### Objective:
Copy out the listing that follows, exact in every word, and skip the images.
** Start of Data provided **
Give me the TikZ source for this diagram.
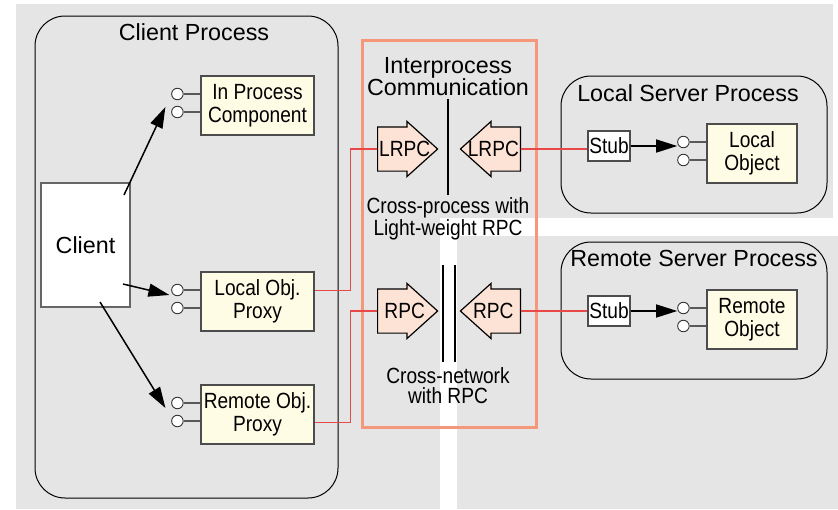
\documentclass[tikz,border=0pt]{standalone}
\usepackage{fontspec}
\setmainfont{Liberation Sans}
\newfontfamily\narrowfont{Liberation Sans}[FakeStretch=0.87]
\usetikzlibrary{calc,shapes.arrows,arrows.meta}
\definecolor{bggray}{HTML}{E5E5E5}
\definecolor{cream}{HTML}{FFFCE6}
\definecolor{peach}{HTML}{FDE2D6}
\definecolor{ipcorange}{HTML}{F4977B}
\definecolor{linkred}{HTML}{E84848}
\tikzset{
% Process frames and their headings
proc/.style={draw=black,line width=1pt,rounded corners=30pt},
hd/.style={font={\fontsize{23.3}{20}\selectfont},align=center,inner sep=0pt},
% Component boxes, ports and stubs
comp box/.style={draw=black!70,fill=cream,line width=1.2pt,minimum width=113pt,minimum height=59pt,
  align=center,inner sep=0pt,font={\narrowfont\fontsize{22}{23.5}\selectfont}},
port/.style={circle,draw=black!80,fill=white,line width=0.9pt,minimum size=11.5pt,inner sep=0pt},
lead/.style={draw=black!65,line width=1.2pt},
stub box/.style={draw=black!70,fill=white,line width=1.2pt,minimum width=42pt,minimum height=30pt,
  inner sep=0pt,font={\narrowfont\fontsize{22}{23.5}\selectfont}},
narrow text/.style={align=center,inner sep=0pt,font={\narrowfont\fontsize{22}{20}\selectfont}},
% Block arrows for the calls
blk arrow/.style={single arrow,draw=black,line width=1.2pt,fill=peach,minimum height=60pt,
  text height=0pt,text depth=0pt,inner xsep=0pt,inner ysep=21.5pt,
  single arrow head extend=5.5pt,single arrow tip angle=84,anchor=tail},
arr/.style={-{Triangle[length=21pt,width=13pt]},line width=1.5pt},
ipc link/.style={draw=linkred,line width=1.4pt},
sep/.style={draw=black,line width=1.3pt}
}
\begin{document}
\begin{tikzpicture}[x=1pt,y=-1pt]
\useasboundingbox (0,0) rectangle (838,509);
% background panels
\fill[bggray] (16,4) rectangle (440,509);
\fill[bggray] (440,4) rectangle (833,218);
\fill[bggray] (457,236) rectangle (838,509);
% Client process
\draw[proc] (35,16) rectangle (338,498);
\node[hd] (cpt) at (194,32.5) {Client Process};
\node[draw=black!60,fill=white,line width=1.2pt,minimum width=89pt,minimum height=124pt,
  font={\fontsize{23.3}{20}\selectfont}] (client) at (85.5,245) {Client};
\node[comp box] (ipc) at (257.5,105.5) {In Process\\Component};
\node[comp box] (lop) at (257.5,301.5) {Local Obj.\\Proxy};
\node[comp box] (rop) at (257.5,414.5) {Remote Obj.\\Proxy};
% Server processes
\draw[proc] (561,76) rectangle (827,213);
\node[hd] (lspt) at (688,93) {Local Server Process};
\draw[proc] (561,242) rectangle (827,379);
\node[hd] (rspt) at (694,258.7) {Remote Server Process};
\node[comp box,minimum width=90pt] (lob) at (752,153.5) {Local\\Object};
\node[comp box,minimum width=90pt] (rob) at (752,319.5) {Remote\\Object};
\node[stub box] (stubL) at (609,146) {Stub};
\node[stub box] (stubR) at (609,311) {Stub};
% interface ports
\foreach \b in {ipc,lop,rop,lob,rob}{
  \node[port] (\b1) at ($(\b.west)+(-23,-11.5)$) {};
  \node[port] (\b2) at ($(\b.west)+(-23,6.5)$) {};
  \draw[lead] (\b1) -- (\b1 -| \b.west);
  \draw[lead] (\b2) -- (\b2 -| \b.west);
}
% calls from the client
\coordinate (c1) at (124,195);
\coordinate (c2) at (123,284);
\coordinate (c3) at (100,302);
\coordinate (e1) at ($(ipc2)+(-12,-5)$);
\coordinate (e2) at ($(lop1)+(-8,5)$);
\coordinate (e3) at ($(rop1)+(-12,5)$);
\draw[arr] (c1) -- (e1);
\draw[arr] (c2) -- (e2);
\draw[arr] (c3) -- (e3);
% Interprocess communication
\draw[draw=ipcorange,line width=3pt] (362,40) rectangle (536,427);
\node[hd] (ipct) at (448,76.6) {Interprocess\\Communication};
\draw[sep] (448,99) -- (448,195);
\draw[sep] (443,265) -- (443,362);
\draw[sep] (455,265) -- (455,362);
\node[narrow text] (lwt) at (448,219) {Cross-process with\\Light-weight RPC};
\node[narrow text] (cnt) at (448,385.5) {Cross-network\\with RPC};
\node[blk arrow] (lrpcA) at (377,149) {};
\node[blk arrow,shape border rotate=180] (lrpcB) at (521,149) {};
\node[blk arrow] (rpcA) at (377,311) {};
\node[blk arrow,shape border rotate=180] (rpcB) at (521,311) {};
\foreach \a/\t in {lrpcA/LRPC,lrpcB/LRPC,rpcA/RPC,rpcB/RPC}
  \node[narrow text] (\a t) at ($(\a.tip)!0.55!(\a.tail)$) {\t};
% links
\draw[ipc link] ($(lop.east)+(0,-11)$) -- ++(36,0) |- (lrpcA.tail);
\draw[ipc link] ($(rop.east)+(0,8)$) -- ++(36,0) |- (rpcA.tail);
\draw[ipc link] (lrpcB.tail) -- (lrpcB.tail -| stubL.west);
\draw[ipc link] (rpcB.tail) -- (rpcB.tail -| stubR.west);
\draw[arr] (stubL.east) -- (stubL.east -| lob1.west);
\draw[arr] (stubR.east) -- (stubR.east -| rob1.west);
\end{tikzpicture}
\end{document}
** End of Data provided **
### The answer:
Give me the TikZ source for this diagram.
\documentclass[tikz,border=0pt]{standalone}
\usepackage{fontspec}
\setmainfont{Liberation Sans}
\newfontfamily\narrowfont{Liberation Sans}[FakeStretch=0.87]
\usetikzlibrary{calc,shapes.arrows,arrows.meta}
\definecolor{bggray}{HTML}{E5E5E5}
\definecolor{cream}{HTML}{FFFCE6}
\definecolor{peach}{HTML}{FDE2D6}
\definecolor{ipcorange}{HTML}{F4977B}
\definecolor{linkred}{HTML}{E84848}
\tikzset{
% Process frames and their headings
proc/.style={draw=black,line width=1pt,rounded corners=30pt},
hd/.style={font={\fontsize{23.3}{20}\selectfont},align=center,inner sep=0pt},
% Component boxes, ports and stubs
comp box/.style={draw=black!70,fill=cream,line width=1.2pt,minimum width=113pt,minimum height=59pt,
  align=center,inner sep=0pt,font={\narrowfont\fontsize{22}{23.5}\selectfont}},
port/.style={circle,draw=black!80,fill=white,line width=0.9pt,minimum size=11.5pt,inner sep=0pt},
lead/.style={draw=black!65,line width=1.2pt},
stub box/.style={draw=black!70,fill=white,line width=1.2pt,minimum width=42pt,minimum height=30pt,
  inner sep=0pt,font={\narrowfont\fontsize{22}{23.5}\selectfont}},
narrow text/.style={align=center,inner sep=0pt,font={\narrowfont\fontsize{22}{20}\selectfont}},
% Block arrows for the calls
blk arrow/.style={single arrow,draw=black,line width=1.2pt,fill=peach,minimum height=60pt,
  text height=0pt,text depth=0pt,inner xsep=0pt,inner ysep=21.5pt,
  single arrow head extend=5.5pt,single arrow tip angle=84,anchor=tail},
arr/.style={-{Triangle[length=21pt,width=13pt]},line width=1.5pt},
ipc link/.style={draw=linkred,line width=1.4pt},
sep/.style={draw=black,line width=1.3pt}
}
\begin{document}
\begin{tikzpicture}[x=1pt,y=-1pt]
\useasboundingbox (0,0) rectangle (838,509);
% background panels
\fill[bggray] (16,4) rectangle (440,509);
\fill[bggray] (440,4) rectangle (833,218);
\fill[bggray] (457,236) rectangle (838,509);
% Client process
\draw[proc] (35,16) rectangle (338,498);
\node[hd] (cpt) at (194,32.5) {Client Process};
\node[draw=black!60,fill=white,line width=1.2pt,minimum width=89pt,minimum height=124pt,
  font={\fontsize{23.3}{20}\selectfont}] (client) at (85.5,245) {Client};
\node[comp box] (ipc) at (257.5,105.5) {In Process\\Component};
\node[comp box] (lop) at (257.5,301.5) {Local Obj.\\Proxy};
\node[comp box] (rop) at (257.5,414.5) {Remote Obj.\\Proxy};
% Server processes
\draw[proc] (561,76) rectangle (827,213);
\node[hd] (lspt) at (688,93) {Local Server Process};
\draw[proc] (561,242) rectangle (827,379);
\node[hd] (rspt) at (694,258.7) {Remote Server Process};
\node[comp box,minimum width=90pt] (lob) at (752,153.5) {Local\\Object};
\node[comp box,minimum width=90pt] (rob) at (752,319.5) {Remote\\Object};
\node[stub box] (stubL) at (609,146) {Stub};
\node[stub box] (stubR) at (609,311) {Stub};
% interface ports
\foreach \b in {ipc,lop,rop,lob,rob}{
  \node[port] (\b1) at ($(\b.west)+(-23,-11.5)$) {};
  \node[port] (\b2) at ($(\b.west)+(-23,6.5)$) {};
  \draw[lead] (\b1) -- (\b1 -| \b.west);
  \draw[lead] (\b2) -- (\b2 -| \b.west);
}
% calls from the client
\coordinate (c1) at (124,195);
\coordinate (c2) at (123,284);
\coordinate (c3) at (100,302);
\coordinate (e1) at ($(ipc2)+(-12,-5)$);
\coordinate (e2) at ($(lop1)+(-8,5)$);
\coordinate (e3) at ($(rop1)+(-12,5)$);
\draw[arr] (c1) -- (e1);
\draw[arr] (c2) -- (e2);
\draw[arr] (c3) -- (e3);
% Interprocess communication
\draw[draw=ipcorange,line width=3pt] (362,40) rectangle (536,427);
\node[hd] (ipct) at (448,76.6) {Interprocess\\Communication};
\draw[sep] (448,99) -- (448,195);
\draw[sep] (443,265) -- (443,362);
\draw[sep] (455,265) -- (455,362);
\node[narrow text] (lwt) at (448,219) {Cross-process with\\Light-weight RPC};
\node[narrow text] (cnt) at (448,385.5) {Cross-network\\with RPC};
\node[blk arrow] (lrpcA) at (377,149) {};
\node[blk arrow,shape border rotate=180] (lrpcB) at (521,149) {};
\node[blk arrow] (rpcA) at (377,311) {};
\node[blk arrow,shape border rotate=180] (rpcB) at (521,311) {};
\foreach \a/\t in {lrpcA/LRPC,lrpcB/LRPC,rpcA/RPC,rpcB/RPC}
  \node[narrow text] (\a t) at ($(\a.tip)!0.55!(\a.tail)$) {\t};
% links
\draw[ipc link] ($(lop.east)+(0,-11)$) -- ++(36,0) |- (lrpcA.tail);
\draw[ipc link] ($(rop.east)+(0,8)$) -- ++(36,0) |- (rpcA.tail);
\draw[ipc link] (lrpcB.tail) -- (lrpcB.tail -| stubL.west);
\draw[ipc link] (rpcB.tail) -- (rpcB.tail -| stubR.west);
\draw[arr] (stubL.east) -- (stubL.east -| lob1.west);
\draw[arr] (stubR.east) -- (stubR.east -| rob1.west);
\end{tikzpicture}
\end{document}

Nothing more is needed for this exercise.